Social Icons


Sunday, April 07, 2013


At some point, the topics (breakup, her son, how we're getting along, how I imagine that we'd get along in the future) had to be broached. If only to normalize things in the sense of "Yeah, sometimes this is stuff that we're going to talk about and that's ok."

It was far less scary than I initially thought (which was some bizarre version of a complete meltdown on my part, in which I scream "Your son ruined my life!!" -- which is wildly inaccurate, untrue, overly emotional and did not occur at all). It did lead to a fascinating conversation that started and stopped over the course of my visit and, coincidentally, carried over into a similar conversation with FQ, a friend of Frosty's who I also have come to see as a friend through the years. Different settings, locations, and circumstances, but generally the same topic. And only really peripherally connected to my particular breakup and relationship situation. Fascinating none the less, each in its separate context.

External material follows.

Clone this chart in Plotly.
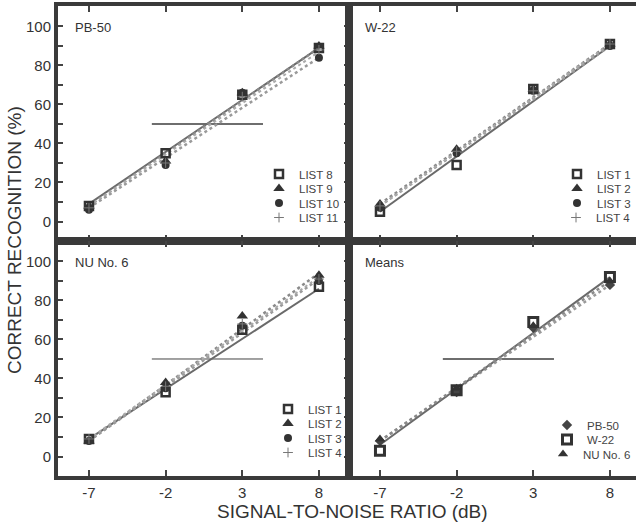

One conversation took place while throwing together a delicious vegetarian casserole; the other started after an intense round of Jenga in a bar:

Ok, in reality more like:

At the core, both conversations revolved around the age-old question, perhaps best summed up by the great philosopher Nestor Alexander Haddaway: "What is love? Baby don't hurt me, don't hurt me no more."

Just foxin' with y'all. Haddaway was never explicitly referenced in the conversations. But probably only because C.Dub would have no idea what I was talking about. I will admit that the song did pop up in my head a few times. We really did talk about love, however. Specifically, the question of what distinguishes romantic love from friendship love (aside from the two different qualifiers). It was interesting to talk about, since I really do feel that there's a difference, but even when I look at my own experiences, there have been a lot of wacky crossovers. So I spent a lot of time invalidating my own positions.

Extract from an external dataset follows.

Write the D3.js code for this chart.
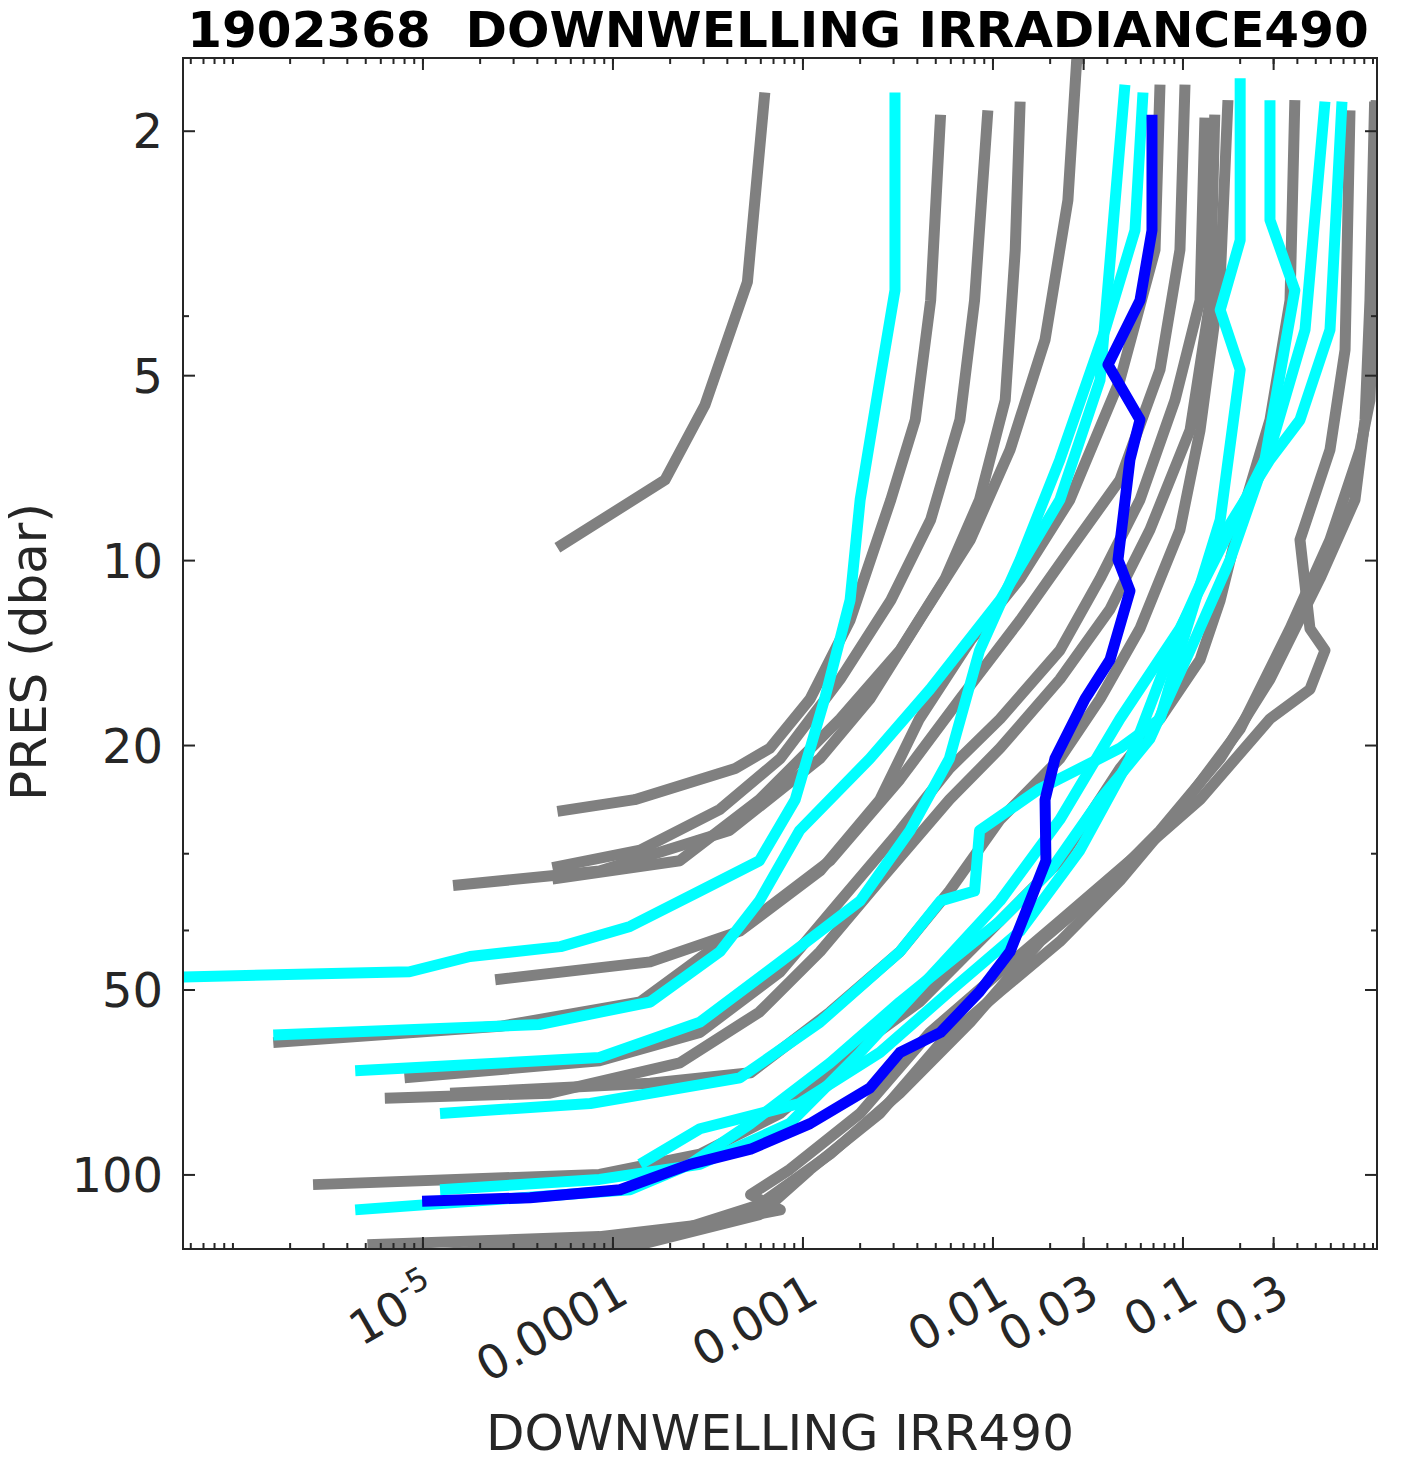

On the whole, I'd say that I haven't been "in love" with a large number of people. I'm perfectly fine with that. I'd also say that, comparatively speaking, the number of people that I've slept with is about 3 or 4 times higher than the number of people with whom I've been "in love". I'm also perfectly fine with that. So, for me, love and sex can definitely be two wholly separate events, i.e. one isn't necessarily needed for the other. But if that's the case -- and, in my experience, it has been -- then how does one differentiate the love that one feels for an awesome friend and the love that one feels in a relationship? The lowest common denominator seems to be on the sexual level (or chemicals or hormones, what have you). At this point, that seems pretty unsatisfactory to me. But I'll readily admit that my current opinion has been influenced by a wide variety of external factors (everything I've observed with friends, family, and just general socialization + vast amounts of media consumption).

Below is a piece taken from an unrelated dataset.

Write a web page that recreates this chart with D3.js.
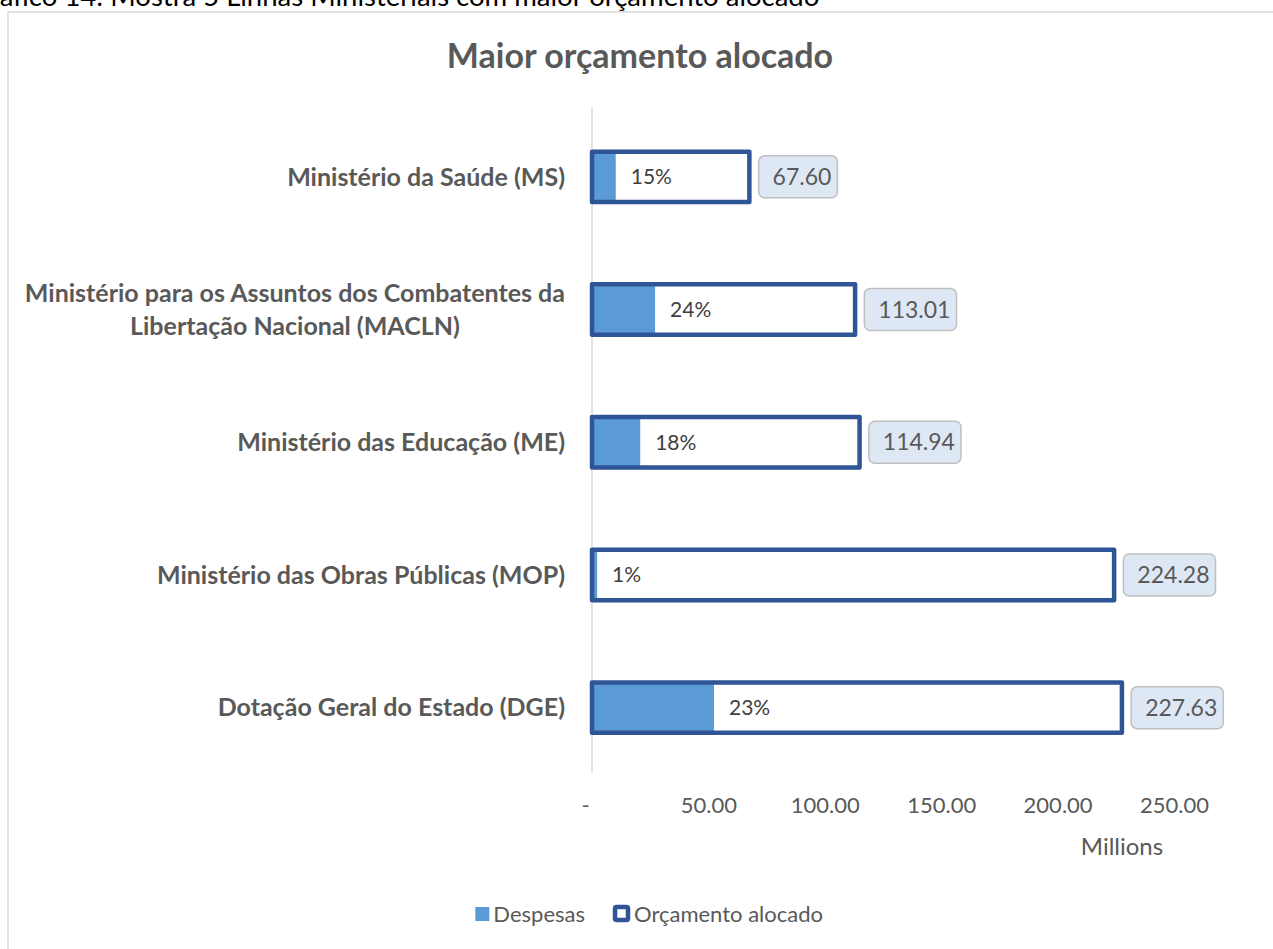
<!DOCTYPE html>
<html>
<head>
<meta charset="utf-8">
<script src="https://cdn.jsdelivr.net/npm/d3@7"></script>
<style>
  body { margin: 0; background: #fff; }
  svg { display: block; font-family: Lato, "Open Sans", sans-serif; }
</style>
</head>
<body>
<svg id="chart" width="1273" height="949"></svg>
<script>
// Values (millions)
const categories = [
  ['Ministério da Saúde (MS)'],
  ['Ministério para os Assuntos dos Combatentes da', 'Libertação Nacional (MACLN)'],
  ['Ministério das Educação (ME)'],
  ['Ministério das Obras Públicas (MOP)'],
  ['Dotação Geral do Estado (DGE)']
];
const orcamento = [67.60, 113.01, 114.94, 224.28, 227.63];
const despesas = [10.2, 27.1, 20.7, 2.2, 52.4];
const despesasPct = ['15%', '24%', '18%', '1%', '23%'];
const xTicks = [0, 50, 100, 150, 200, 250];
const seriesNames = ['Despesas', 'Orçamento alocado'];

const fillBlue = '#5b9bd5',
  darkBlue = '#2f5597',
  grey = '#595959';

let svg = d3.select('#chart');

// caption above the chart (cut off by the page top, as in the source)
svg.append('text')
  .attr('x', -30).attr('y', 6)
  .attr('font-size', 27.5)
  .attr('fill', '#000')
  .text('Gráfico 14: Mostra 5 Linhas Ministeriais com maior orçamento alocado');

// chart frame
svg.append('path')
  .attr('d', 'M8,949 V12 H1273')
  .attr('fill', 'none')
  .attr('stroke', '#d9d9d9')
  .attr('stroke-width', 1.5);

svg.append('text')
  .attr('x', 640).attr('y', 68)
  .attr('text-anchor', 'middle')
  .attr('font-size', 34)
  .attr('font-weight', 'bold')
  .attr('fill', grey)
  .text('Maior orçamento alocado');

let x = d3.scaleLinear().domain([0, 250]).range([592, 1174]);
let y = d3.scaleBand().domain(d3.range(categories.length))
  .range([110.5, 774]).paddingInner(0.62).paddingOuter(0.31);

// x axis labels
let axis = svg.append('g')
  .attr('transform', 'translate(0,794)')
  .call(d3.axisBottom(x).tickValues(xTicks).tickSize(0)
    .tickFormat(d => d === 0 ? '-' : d3.format('.2f')(d)));
axis.select('.domain').remove();
axis.selectAll('text')
  .attr('font-family', 'Lato, sans-serif')
  .attr('font-size', 22)
  .attr('fill', grey)
  .attr('dx', d => d === 0 ? -7 : 0);

svg.append('text')
  .attr('x', 1122).attr('y', 855)
  .attr('text-anchor', 'middle')
  .attr('font-size', 24)
  .attr('fill', grey)
  .text('Millions');

// category labels
let cat = svg.append('g').selectAll('text')
  .data(categories)
  .enter().append('text')
  .attr('font-size', 25)
  .attr('font-weight', 'bold')
  .attr('fill', grey)
  .attr('text-anchor', 'middle');

cat.each(function (lines, i) {
  let t = d3.select(this);
  let cy = y(i) + y.bandwidth() / 2;
  lines.forEach((line, j) => {
    t.append('tspan')
      .attr('x', 0)
      .attr('y', cy + (j - (lines.length - 1) / 2) * 33)
      .attr('dy', '0.35em')
      .text(line);
  });
});
// right-align each block at x = 565, lines centred within the block
cat.each(function () {
  let w = this.getBBox().width;
  d3.select(this).selectAll('tspan').attr('x', 565 - w / 2);
});

// vertical axis line
svg.append('line')
  .attr('x1', 592).attr('x2', 592)
  .attr('y1', 108).attr('y2', 772)
  .attr('stroke', '#d9d9d9')
  .attr('stroke-width', 1.5);

const sw = 4.5;
let bars = svg.append('g').selectAll('g')
  .data(orcamento)
  .enter().append('g');

bars.append('rect')
  .attr('x', x(0))
  .attr('y', (d, i) => y(i))
  .attr('width', d => x(d) - x(0))
  .attr('height', y.bandwidth())
  .attr('fill', '#fff');

bars.append('rect')
  .attr('x', x(0))
  .attr('y', (d, i) => y(i))
  .attr('width', (d, i) => x(despesas[i]) - x(0))
  .attr('height', y.bandwidth())
  .attr('fill', fillBlue);

bars.append('rect')
  .attr('x', x(0))
  .attr('y', (d, i) => y(i))
  .attr('width', d => x(d) - x(0))
  .attr('height', y.bandwidth())
  .attr('fill', 'none')
  .attr('stroke', darkBlue)
  .attr('stroke-width', sw)
  .attr('stroke-linejoin', 'round');

// percentage labels for Despesas
bars.append('text')
  .attr('x', (d, i) => x(despesas[i]) + 15)
  .attr('y', (d, i) => y(i) + y.bandwidth() / 2)
  .attr('dy', '0.35em')
  .attr('font-size', 21)
  .attr('fill', '#404040')
  .text((d, i) => despesasPct[i]);

// value boxes for Orçamento alocado
bars.each(function (d, i) {
  let g = d3.select(this);
  let cy = y(i) + y.bandwidth() / 2;
  let txt = g.append('text')
    .attr('y', cy)
    .attr('dy', '0.35em')
    .attr('font-size', 23)
    .attr('fill', grey)
    .text(d3.format('.2f')(d));
  let w = txt.node().getBBox().width;
  let bx = x(d) + sw / 2 + 7;
  g.insert('rect', 'text:last-of-type')
    .attr('x', bx)
    .attr('y', cy - 21)
    .attr('width', w + 20)
    .attr('height', 42)
    .attr('rx', 6)
    .attr('fill', '#dee8f5')
    .attr('stroke', '#bfbfbf')
    .attr('stroke-width', 1.5);
  txt.attr('x', bx + 14);
});

// legend
let legend = svg.append('g').attr('transform', 'translate(0,914)');
let l1 = legend.append('text')
  .attr('x', 585).attr('dy', '0.35em')
  .attr('text-anchor', 'end')
  .attr('font-size', 22).attr('fill', grey)
  .text(seriesNames[0]);
let l1x = 585 - l1.node().getBBox().width;
legend.append('rect')
  .attr('x', l1x - 18).attr('y', -7).attr('width', 14).attr('height', 14)
  .attr('fill', fillBlue);
legend.append('rect')
  .attr('x', 615).attr('y', -7).attr('width', 13).attr('height', 13)
  .attr('fill', '#fff')
  .attr('stroke', darkBlue).attr('stroke-width', 4.5)
  .attr('rx', 1.5);
legend.append('text')
  .attr('x', 634).attr('dy', '0.35em')
  .attr('font-size', 22).attr('fill', grey)
  .text(seriesNames[1]);
</script>
</body>
</html>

Having given these two separate conversations a lot of thought, I also find myself unable to come up with an alternative that rings true for me. At first it was kind of unsettling -- basically putting into question an entire concept that many people, myself included, just see as one of those things that "just is" -- but framing it into a really personal context made all the difference. For instance, I could say something like, "I love Schmiddy". And that's an entirely truthful statement. It's more than just "I care about the things going on in his life" and so on. I love him in the exact same way that I would say that I love one of my own biological siblings. But, yeah, I'd never say that I was in love with one of my siblings. Convention/genetics dictate that you shouldn't be in love with your siblings...because...yeah...incest...and...eww...gross. But when I say "I love Frosty" and think of what that all entails, minus the sex parts, well -- there's really surprisingly little difference than just some kind of currently inexpressible "feeling" that it's all somehow different. But maybe it's not. That's okay, right?

It's particularly relevant at this time, given the whole first date situation. Was the awkwardness just because we were both out of the game so long? Or because we truly have nothing in common. Even the sentence, "I felt like there was zero chemistry between us" seems to reduce it to these biological functions.

Just knowing someone also doesn't mean that this chemistry will be there...

Which brings me to another, slightly interconnected story...


Anonymous said...

Towards the distinction between love and friendship you might find some interesting points in this discussion, which is in german:

lebrookski said...

Hm, thanks for the link. I'll have to listen to the discussion when I'm in a place where I can concentrate.

Right now, I'm a little bit stuck to be honest, so some input from other sources might be just the thing I need!